Task directions -
Starting at the first line of the data, please print exactly those lines through the one that holds "const seriesNames = ['L=2','L=4','L=8','L=16','L=32'];", omitting every picture.
━━━━━━━━━━
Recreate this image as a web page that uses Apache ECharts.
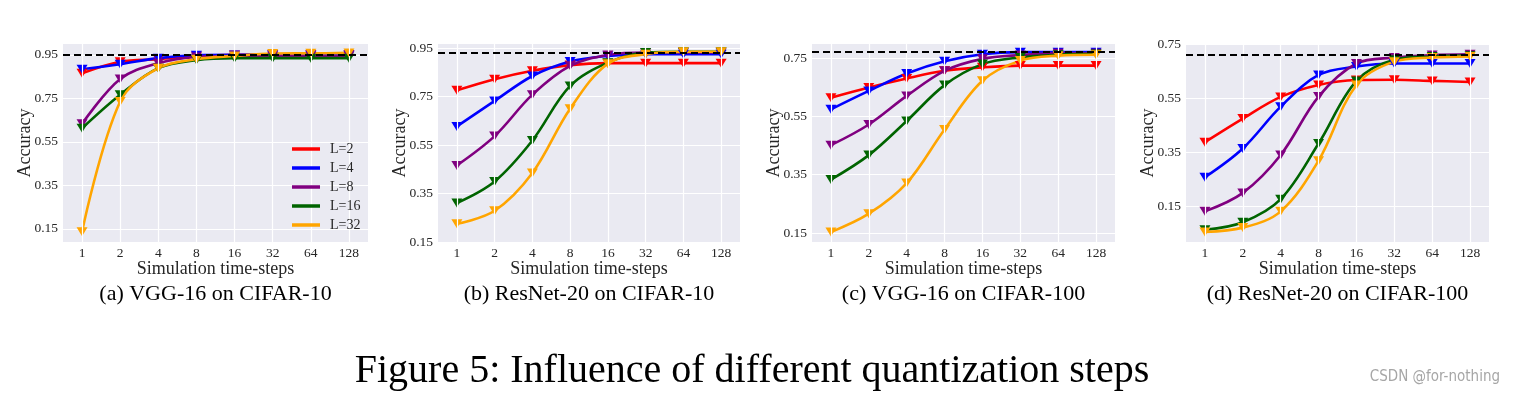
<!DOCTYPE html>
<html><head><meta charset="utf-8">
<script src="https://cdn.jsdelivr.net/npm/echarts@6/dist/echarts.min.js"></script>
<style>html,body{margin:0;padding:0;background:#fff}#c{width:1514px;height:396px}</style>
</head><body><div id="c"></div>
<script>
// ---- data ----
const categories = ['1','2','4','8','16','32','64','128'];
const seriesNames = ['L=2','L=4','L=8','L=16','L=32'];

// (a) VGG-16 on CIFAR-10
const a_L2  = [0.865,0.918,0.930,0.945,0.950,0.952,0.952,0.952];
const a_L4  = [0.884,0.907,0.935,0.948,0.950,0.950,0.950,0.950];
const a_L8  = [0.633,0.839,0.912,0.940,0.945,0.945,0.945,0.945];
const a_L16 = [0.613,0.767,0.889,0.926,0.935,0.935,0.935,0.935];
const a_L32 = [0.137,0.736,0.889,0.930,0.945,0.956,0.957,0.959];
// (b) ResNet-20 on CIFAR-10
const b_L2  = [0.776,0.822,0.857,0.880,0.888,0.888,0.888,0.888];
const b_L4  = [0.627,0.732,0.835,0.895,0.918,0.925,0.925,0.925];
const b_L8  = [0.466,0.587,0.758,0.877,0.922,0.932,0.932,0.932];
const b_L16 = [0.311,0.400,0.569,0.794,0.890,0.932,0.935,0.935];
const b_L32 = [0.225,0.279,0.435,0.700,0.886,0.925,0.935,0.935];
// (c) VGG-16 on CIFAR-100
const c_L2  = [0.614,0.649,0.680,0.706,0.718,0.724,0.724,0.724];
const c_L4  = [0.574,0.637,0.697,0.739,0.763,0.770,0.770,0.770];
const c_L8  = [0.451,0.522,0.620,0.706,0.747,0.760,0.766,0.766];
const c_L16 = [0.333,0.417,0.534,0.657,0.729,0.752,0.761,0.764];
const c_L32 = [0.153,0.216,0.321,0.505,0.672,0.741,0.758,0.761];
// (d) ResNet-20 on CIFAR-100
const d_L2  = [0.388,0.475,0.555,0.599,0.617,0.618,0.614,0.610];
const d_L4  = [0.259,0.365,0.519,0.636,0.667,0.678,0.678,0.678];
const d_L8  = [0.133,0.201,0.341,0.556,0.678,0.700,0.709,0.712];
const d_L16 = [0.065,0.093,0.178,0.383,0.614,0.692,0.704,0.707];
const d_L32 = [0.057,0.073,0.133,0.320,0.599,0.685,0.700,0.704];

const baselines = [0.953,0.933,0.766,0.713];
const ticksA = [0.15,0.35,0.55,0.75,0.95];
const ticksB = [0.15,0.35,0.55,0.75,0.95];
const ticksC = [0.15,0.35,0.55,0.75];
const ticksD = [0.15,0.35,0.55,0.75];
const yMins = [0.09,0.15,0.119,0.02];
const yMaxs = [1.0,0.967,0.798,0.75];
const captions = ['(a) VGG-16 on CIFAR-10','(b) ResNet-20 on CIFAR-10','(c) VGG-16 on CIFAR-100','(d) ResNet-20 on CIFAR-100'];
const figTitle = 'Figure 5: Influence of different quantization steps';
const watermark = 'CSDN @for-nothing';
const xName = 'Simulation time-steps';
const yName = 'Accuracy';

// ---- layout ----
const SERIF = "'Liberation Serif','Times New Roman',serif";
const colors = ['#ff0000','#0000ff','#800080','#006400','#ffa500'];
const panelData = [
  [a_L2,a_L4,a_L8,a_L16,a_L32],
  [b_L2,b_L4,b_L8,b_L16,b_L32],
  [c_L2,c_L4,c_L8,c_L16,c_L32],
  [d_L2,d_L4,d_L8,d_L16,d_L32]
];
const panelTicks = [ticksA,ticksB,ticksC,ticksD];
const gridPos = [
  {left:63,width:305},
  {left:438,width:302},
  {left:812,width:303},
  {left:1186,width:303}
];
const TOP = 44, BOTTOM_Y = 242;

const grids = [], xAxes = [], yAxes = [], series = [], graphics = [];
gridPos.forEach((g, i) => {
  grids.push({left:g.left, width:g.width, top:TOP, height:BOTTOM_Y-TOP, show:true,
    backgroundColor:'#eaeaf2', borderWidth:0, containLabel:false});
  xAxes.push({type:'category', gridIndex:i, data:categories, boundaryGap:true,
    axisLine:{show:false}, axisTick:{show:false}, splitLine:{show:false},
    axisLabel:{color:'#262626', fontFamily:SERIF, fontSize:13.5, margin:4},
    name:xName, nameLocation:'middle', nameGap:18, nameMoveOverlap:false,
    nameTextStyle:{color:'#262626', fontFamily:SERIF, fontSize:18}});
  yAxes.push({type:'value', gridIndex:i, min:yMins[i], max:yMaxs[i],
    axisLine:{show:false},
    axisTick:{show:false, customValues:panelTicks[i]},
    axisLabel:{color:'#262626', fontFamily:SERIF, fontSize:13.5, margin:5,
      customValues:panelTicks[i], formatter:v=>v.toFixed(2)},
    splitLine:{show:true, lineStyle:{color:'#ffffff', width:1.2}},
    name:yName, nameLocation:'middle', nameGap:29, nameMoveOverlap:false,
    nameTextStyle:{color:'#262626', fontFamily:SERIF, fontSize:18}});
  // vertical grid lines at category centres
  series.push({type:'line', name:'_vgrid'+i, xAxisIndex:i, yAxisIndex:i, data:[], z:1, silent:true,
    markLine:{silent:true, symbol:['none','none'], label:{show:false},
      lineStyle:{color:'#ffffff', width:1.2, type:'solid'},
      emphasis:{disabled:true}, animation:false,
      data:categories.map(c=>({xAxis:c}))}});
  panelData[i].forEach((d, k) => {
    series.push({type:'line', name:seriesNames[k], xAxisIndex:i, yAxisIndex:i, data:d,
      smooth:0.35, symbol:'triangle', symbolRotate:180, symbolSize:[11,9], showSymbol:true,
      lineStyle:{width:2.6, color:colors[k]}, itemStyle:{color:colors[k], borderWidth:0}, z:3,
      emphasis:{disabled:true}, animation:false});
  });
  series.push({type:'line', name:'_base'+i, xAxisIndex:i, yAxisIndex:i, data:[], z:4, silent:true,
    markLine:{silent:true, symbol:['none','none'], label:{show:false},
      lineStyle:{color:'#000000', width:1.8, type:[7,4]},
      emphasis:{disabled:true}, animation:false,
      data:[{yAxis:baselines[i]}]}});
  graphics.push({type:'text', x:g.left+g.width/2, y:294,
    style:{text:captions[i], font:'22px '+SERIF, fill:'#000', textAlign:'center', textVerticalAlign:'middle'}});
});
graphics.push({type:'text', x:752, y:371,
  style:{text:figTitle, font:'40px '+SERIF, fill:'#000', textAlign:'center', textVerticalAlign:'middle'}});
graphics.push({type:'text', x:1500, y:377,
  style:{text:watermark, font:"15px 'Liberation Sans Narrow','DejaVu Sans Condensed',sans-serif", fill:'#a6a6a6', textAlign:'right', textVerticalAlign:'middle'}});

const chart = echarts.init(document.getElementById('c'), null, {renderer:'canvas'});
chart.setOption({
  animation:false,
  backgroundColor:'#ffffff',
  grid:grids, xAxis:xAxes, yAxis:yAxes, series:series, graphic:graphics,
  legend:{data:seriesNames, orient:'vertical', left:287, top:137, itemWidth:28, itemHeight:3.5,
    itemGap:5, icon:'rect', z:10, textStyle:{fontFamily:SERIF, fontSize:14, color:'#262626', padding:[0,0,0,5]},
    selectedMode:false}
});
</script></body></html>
━━━━━━━━━━
Task output -
Recreate this image as a web page that uses Apache ECharts.
<!DOCTYPE html>
<html><head><meta charset="utf-8">
<script src="https://cdn.jsdelivr.net/npm/echarts@6/dist/echarts.min.js"></script>
<style>html,body{margin:0;padding:0;background:#fff}#c{width:1514px;height:396px}</style>
</head><body><div id="c"></div>
<script>
// ---- data ----
const categories = ['1','2','4','8','16','32','64','128'];
const seriesNames = ['L=2','L=4','L=8','L=16','L=32'];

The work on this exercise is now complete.